What the Market Is Missing

Headline coverage frames this as a security story. The deeper issue is execution friction:

  • Freight economics: Higher speeds mean higher bunker burn, which quietly lifts delivered crude costs into Asia and Europe.

  • Scheduling risk: Accelerated transits compress arrival windows, stressing discharge slots and downstream refinery planning.

  • Insurance signaling: Speed adjustments often precede changes in war-risk premiums—freight markets usually move before flat price does.

Prices are not yet fully reflecting these second-order effects.

Forward Outlook (Next 5–7 Days)

  1. Freight rates: Watch VLCC and Aframax spot rates on MEG-Asia routes; speed changes often translate into tighter vessel availability.

  2. Security advisories: Any escalation in naval warnings or incident reports could quickly reprice insurance and widen differentials.

Cross-Market Signal

  • Inflation: Higher delivered energy costs feed through into Asian import bills.
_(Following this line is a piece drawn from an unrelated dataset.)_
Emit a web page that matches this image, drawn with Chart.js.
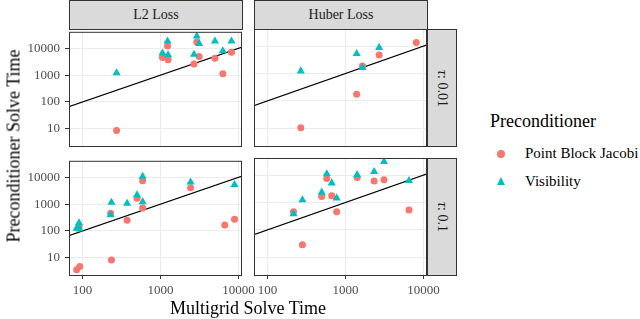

  • FX: Importer currencies (JPY, INR) are sensitive to marginal increases in freight-inflated crude costs.

  • Refined spreads: Refiners with inventory buffers gain an advantage as logistics costs rise.

Strategic Overlay

Missed Opportunities (Where We Can Level Up Fast)

  • Treating Hormuz risk as binary (open/closed) misses the grey zone where costs rise without disruption.

  • Many desks hedge flat price but leave freight and insurance exposure unprotected.

Strategic Implications (If Executed Well)

  • Procurement: Secure optionality via diversified lift windows and alternative sourcing where possible.

  • Hedging: Incorporate freight and crack protection, not just crude futures.

  • Trade execution: Margins accrue to operators who manage routing, speed, and insurance as a single system.